== SUPPLIED INFORMATION ==

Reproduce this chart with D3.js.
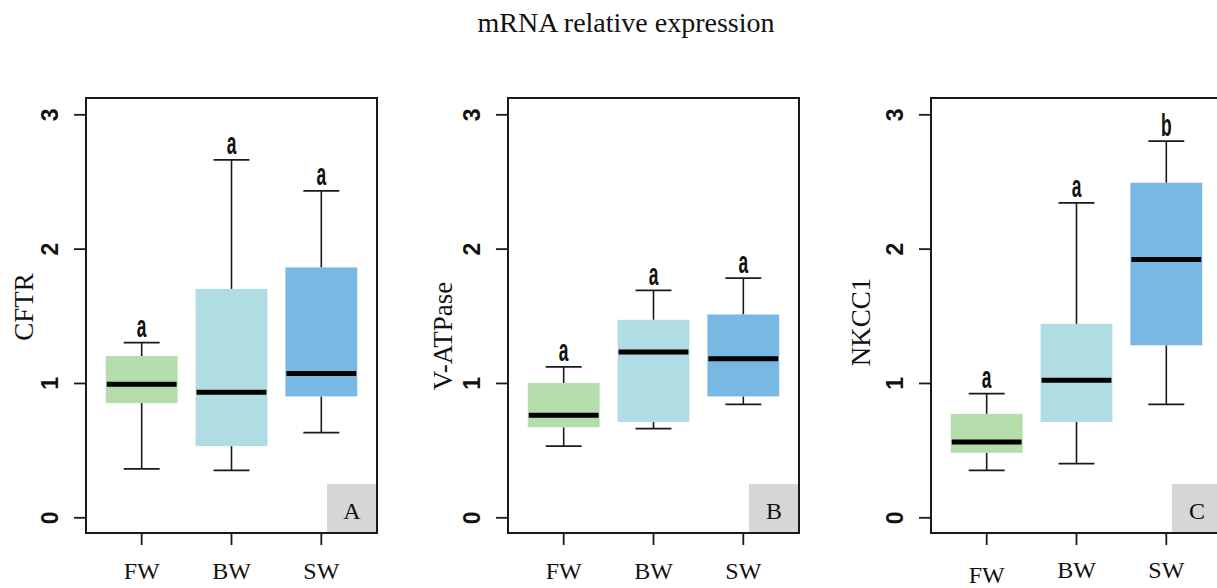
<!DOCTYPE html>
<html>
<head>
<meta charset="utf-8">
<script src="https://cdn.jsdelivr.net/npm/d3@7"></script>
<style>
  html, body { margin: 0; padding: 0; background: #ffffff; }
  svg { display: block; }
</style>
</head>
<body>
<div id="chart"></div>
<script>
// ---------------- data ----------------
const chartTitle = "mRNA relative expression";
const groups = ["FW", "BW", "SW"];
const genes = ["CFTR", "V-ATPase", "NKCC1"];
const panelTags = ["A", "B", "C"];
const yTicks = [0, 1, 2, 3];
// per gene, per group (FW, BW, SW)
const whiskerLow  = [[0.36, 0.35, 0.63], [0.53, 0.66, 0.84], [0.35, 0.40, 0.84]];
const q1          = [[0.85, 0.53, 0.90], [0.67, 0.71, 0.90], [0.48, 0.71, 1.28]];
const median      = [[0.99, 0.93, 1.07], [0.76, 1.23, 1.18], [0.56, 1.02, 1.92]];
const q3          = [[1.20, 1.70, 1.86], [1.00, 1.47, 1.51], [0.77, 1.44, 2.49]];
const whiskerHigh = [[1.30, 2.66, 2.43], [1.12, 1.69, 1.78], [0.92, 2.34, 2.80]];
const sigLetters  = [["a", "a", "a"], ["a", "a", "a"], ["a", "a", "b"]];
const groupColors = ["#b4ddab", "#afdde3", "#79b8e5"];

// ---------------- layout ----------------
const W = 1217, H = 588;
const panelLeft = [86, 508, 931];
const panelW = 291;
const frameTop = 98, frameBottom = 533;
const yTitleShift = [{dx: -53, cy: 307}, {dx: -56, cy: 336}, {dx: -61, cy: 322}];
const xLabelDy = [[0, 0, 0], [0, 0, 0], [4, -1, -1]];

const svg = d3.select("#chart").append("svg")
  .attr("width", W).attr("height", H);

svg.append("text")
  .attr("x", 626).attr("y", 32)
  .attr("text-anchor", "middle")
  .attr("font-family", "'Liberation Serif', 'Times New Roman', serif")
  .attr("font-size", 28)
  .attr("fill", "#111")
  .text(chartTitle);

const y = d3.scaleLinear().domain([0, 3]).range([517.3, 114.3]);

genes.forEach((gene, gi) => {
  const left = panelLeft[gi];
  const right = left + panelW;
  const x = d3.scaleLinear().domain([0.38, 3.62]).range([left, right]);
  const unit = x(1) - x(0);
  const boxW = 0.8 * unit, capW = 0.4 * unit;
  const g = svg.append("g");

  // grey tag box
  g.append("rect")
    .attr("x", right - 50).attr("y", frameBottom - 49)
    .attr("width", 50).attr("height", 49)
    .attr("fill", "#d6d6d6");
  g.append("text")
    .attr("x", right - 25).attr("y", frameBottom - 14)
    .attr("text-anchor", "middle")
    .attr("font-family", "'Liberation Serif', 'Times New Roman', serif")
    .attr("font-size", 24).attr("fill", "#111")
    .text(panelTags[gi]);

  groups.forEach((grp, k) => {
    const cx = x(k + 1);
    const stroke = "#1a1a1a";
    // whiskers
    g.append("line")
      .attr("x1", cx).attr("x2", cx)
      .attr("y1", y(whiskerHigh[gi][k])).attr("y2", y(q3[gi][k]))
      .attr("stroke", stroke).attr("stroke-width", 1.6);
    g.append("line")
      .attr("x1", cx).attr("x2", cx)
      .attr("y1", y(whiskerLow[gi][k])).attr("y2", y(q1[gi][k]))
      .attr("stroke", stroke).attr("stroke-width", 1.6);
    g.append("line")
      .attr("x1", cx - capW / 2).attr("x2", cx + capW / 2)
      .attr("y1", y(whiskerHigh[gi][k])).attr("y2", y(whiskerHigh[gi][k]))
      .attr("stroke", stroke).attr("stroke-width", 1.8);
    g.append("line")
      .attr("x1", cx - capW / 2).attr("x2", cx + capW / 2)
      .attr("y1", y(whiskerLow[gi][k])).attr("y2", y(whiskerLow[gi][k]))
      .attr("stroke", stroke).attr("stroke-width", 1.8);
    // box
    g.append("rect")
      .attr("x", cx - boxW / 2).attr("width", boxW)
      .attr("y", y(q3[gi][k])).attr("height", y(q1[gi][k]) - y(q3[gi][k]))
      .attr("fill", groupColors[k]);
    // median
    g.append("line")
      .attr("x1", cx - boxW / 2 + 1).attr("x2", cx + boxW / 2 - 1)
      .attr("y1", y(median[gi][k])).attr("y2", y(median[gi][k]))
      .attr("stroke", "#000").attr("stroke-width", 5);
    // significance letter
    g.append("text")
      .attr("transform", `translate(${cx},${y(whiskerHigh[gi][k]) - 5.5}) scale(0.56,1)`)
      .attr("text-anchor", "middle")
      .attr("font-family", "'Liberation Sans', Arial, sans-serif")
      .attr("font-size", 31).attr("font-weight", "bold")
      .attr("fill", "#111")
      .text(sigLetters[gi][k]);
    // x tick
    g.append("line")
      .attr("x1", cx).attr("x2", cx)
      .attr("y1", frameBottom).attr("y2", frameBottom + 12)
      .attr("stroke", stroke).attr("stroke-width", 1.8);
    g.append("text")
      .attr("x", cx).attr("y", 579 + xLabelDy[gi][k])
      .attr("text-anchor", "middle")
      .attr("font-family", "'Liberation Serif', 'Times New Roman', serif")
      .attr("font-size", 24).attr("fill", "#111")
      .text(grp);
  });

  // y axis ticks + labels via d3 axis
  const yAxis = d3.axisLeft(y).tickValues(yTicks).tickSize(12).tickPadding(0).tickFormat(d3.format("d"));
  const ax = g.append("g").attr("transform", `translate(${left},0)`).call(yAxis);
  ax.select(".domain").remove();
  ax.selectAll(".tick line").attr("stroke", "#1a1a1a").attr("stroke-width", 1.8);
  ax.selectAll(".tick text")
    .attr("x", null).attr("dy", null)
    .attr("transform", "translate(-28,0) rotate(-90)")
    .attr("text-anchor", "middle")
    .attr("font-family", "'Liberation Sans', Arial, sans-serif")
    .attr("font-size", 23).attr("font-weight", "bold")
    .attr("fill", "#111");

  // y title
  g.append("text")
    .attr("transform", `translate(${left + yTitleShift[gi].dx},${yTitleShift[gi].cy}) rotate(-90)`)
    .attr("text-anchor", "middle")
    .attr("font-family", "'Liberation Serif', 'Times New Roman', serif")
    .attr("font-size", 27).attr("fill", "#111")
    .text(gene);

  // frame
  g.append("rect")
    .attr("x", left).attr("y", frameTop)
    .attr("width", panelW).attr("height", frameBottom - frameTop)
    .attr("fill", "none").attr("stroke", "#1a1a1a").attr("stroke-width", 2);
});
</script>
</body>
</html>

===

EXERCISE BRIEF
Write out the listing above again, exactly, but with no pictures in the copy.

THE SOLUTION
Reproduce this chart with D3.js.
<!DOCTYPE html>
<html>
<head>
<meta charset="utf-8">
<script src="https://cdn.jsdelivr.net/npm/d3@7"></script>
<style>
  html, body { margin: 0; padding: 0; background: #ffffff; }
  svg { display: block; }
</style>
</head>
<body>
<div id="chart"></div>
<script>
// ---------------- data ----------------
const chartTitle = "mRNA relative expression";
const groups = ["FW", "BW", "SW"];
const genes = ["CFTR", "V-ATPase", "NKCC1"];
const panelTags = ["A", "B", "C"];
const yTicks = [0, 1, 2, 3];
// per gene, per group (FW, BW, SW)
const whiskerLow  = [[0.36, 0.35, 0.63], [0.53, 0.66, 0.84], [0.35, 0.40, 0.84]];
const q1          = [[0.85, 0.53, 0.90], [0.67, 0.71, 0.90], [0.48, 0.71, 1.28]];
const median      = [[0.99, 0.93, 1.07], [0.76, 1.23, 1.18], [0.56, 1.02, 1.92]];
const q3          = [[1.20, 1.70, 1.86], [1.00, 1.47, 1.51], [0.77, 1.44, 2.49]];
const whiskerHigh = [[1.30, 2.66, 2.43], [1.12, 1.69, 1.78], [0.92, 2.34, 2.80]];
const sigLetters  = [["a", "a", "a"], ["a", "a", "a"], ["a", "a", "b"]];
const groupColors = ["#b4ddab", "#afdde3", "#79b8e5"];

// ---------------- layout ----------------
const W = 1217, H = 588;
const panelLeft = [86, 508, 931];
const panelW = 291;
const frameTop = 98, frameBottom = 533;
const yTitleShift = [{dx: -53, cy: 307}, {dx: -56, cy: 336}, {dx: -61, cy: 322}];
const xLabelDy = [[0, 0, 0], [0, 0, 0], [4, -1, -1]];

const svg = d3.select("#chart").append("svg")
  .attr("width", W).attr("height", H);

svg.append("text")
  .attr("x", 626).attr("y", 32)
  .attr("text-anchor", "middle")
  .attr("font-family", "'Liberation Serif', 'Times New Roman', serif")
  .attr("font-size", 28)
  .attr("fill", "#111")
  .text(chartTitle);

const y = d3.scaleLinear().domain([0, 3]).range([517.3, 114.3]);

genes.forEach((gene, gi) => {
  const left = panelLeft[gi];
  const right = left + panelW;
  const x = d3.scaleLinear().domain([0.38, 3.62]).range([left, right]);
  const unit = x(1) - x(0);
  const boxW = 0.8 * unit, capW = 0.4 * unit;
  const g = svg.append("g");

  // grey tag box
  g.append("rect")
    .attr("x", right - 50).attr("y", frameBottom - 49)
    .attr("width", 50).attr("height", 49)
    .attr("fill", "#d6d6d6");
  g.append("text")
    .attr("x", right - 25).attr("y", frameBottom - 14)
    .attr("text-anchor", "middle")
    .attr("font-family", "'Liberation Serif', 'Times New Roman', serif")
    .attr("font-size", 24).attr("fill", "#111")
    .text(panelTags[gi]);

  groups.forEach((grp, k) => {
    const cx = x(k + 1);
    const stroke = "#1a1a1a";
    // whiskers
    g.append("line")
      .attr("x1", cx).attr("x2", cx)
      .attr("y1", y(whiskerHigh[gi][k])).attr("y2", y(q3[gi][k]))
      .attr("stroke", stroke).attr("stroke-width", 1.6);
    g.append("line")
      .attr("x1", cx).attr("x2", cx)
      .attr("y1", y(whiskerLow[gi][k])).attr("y2", y(q1[gi][k]))
      .attr("stroke", stroke).attr("stroke-width", 1.6);
    g.append("line")
      .attr("x1", cx - capW / 2).attr("x2", cx + capW / 2)
      .attr("y1", y(whiskerHigh[gi][k])).attr("y2", y(whiskerHigh[gi][k]))
      .attr("stroke", stroke).attr("stroke-width", 1.8);
    g.append("line")
      .attr("x1", cx - capW / 2).attr("x2", cx + capW / 2)
      .attr("y1", y(whiskerLow[gi][k])).attr("y2", y(whiskerLow[gi][k]))
      .attr("stroke", stroke).attr("stroke-width", 1.8);
    // box
    g.append("rect")
      .attr("x", cx - boxW / 2).attr("width", boxW)
      .attr("y", y(q3[gi][k])).attr("height", y(q1[gi][k]) - y(q3[gi][k]))
      .attr("fill", groupColors[k]);
    // median
    g.append("line")
      .attr("x1", cx - boxW / 2 + 1).attr("x2", cx + boxW / 2 - 1)
      .attr("y1", y(median[gi][k])).attr("y2", y(median[gi][k]))
      .attr("stroke", "#000").attr("stroke-width", 5);
    // significance letter
    g.append("text")
      .attr("transform", `translate(${cx},${y(whiskerHigh[gi][k]) - 5.5}) scale(0.56,1)`)
      .attr("text-anchor", "middle")
      .attr("font-family", "'Liberation Sans', Arial, sans-serif")
      .attr("font-size", 31).attr("font-weight", "bold")
      .attr("fill", "#111")
      .text(sigLetters[gi][k]);
    // x tick
    g.append("line")
      .attr("x1", cx).attr("x2", cx)
      .attr("y1", frameBottom).attr("y2", frameBottom + 12)
      .attr("stroke", stroke).attr("stroke-width", 1.8);
    g.append("text")
      .attr("x", cx).attr("y", 579 + xLabelDy[gi][k])
      .attr("text-anchor", "middle")
      .attr("font-family", "'Liberation Serif', 'Times New Roman', serif")
      .attr("font-size", 24).attr("fill", "#111")
      .text(grp);
  });

  // y axis ticks + labels via d3 axis
  const yAxis = d3.axisLeft(y).tickValues(yTicks).tickSize(12).tickPadding(0).tickFormat(d3.format("d"));
  const ax = g.append("g").attr("transform", `translate(${left},0)`).call(yAxis);
  ax.select(".domain").remove();
  ax.selectAll(".tick line").attr("stroke", "#1a1a1a").attr("stroke-width", 1.8);
  ax.selectAll(".tick text")
    .attr("x", null).attr("dy", null)
    .attr("transform", "translate(-28,0) rotate(-90)")
    .attr("text-anchor", "middle")
    .attr("font-family", "'Liberation Sans', Arial, sans-serif")
    .attr("font-size", 23).attr("font-weight", "bold")
    .attr("fill", "#111");

  // y title
  g.append("text")
    .attr("transform", `translate(${left + yTitleShift[gi].dx},${yTitleShift[gi].cy}) rotate(-90)`)
    .attr("text-anchor", "middle")
    .attr("font-family", "'Liberation Serif', 'Times New Roman', serif")
    .attr("font-size", 27).attr("fill", "#111")
    .text(gene);

  // frame
  g.append("rect")
    .attr("x", left).attr("y", frameTop)
    .attr("width", panelW).attr("height", frameBottom - frameTop)
    .attr("fill", "none").attr("stroke", "#1a1a1a").attr("stroke-width", 2);
});
</script>
</body>
</html>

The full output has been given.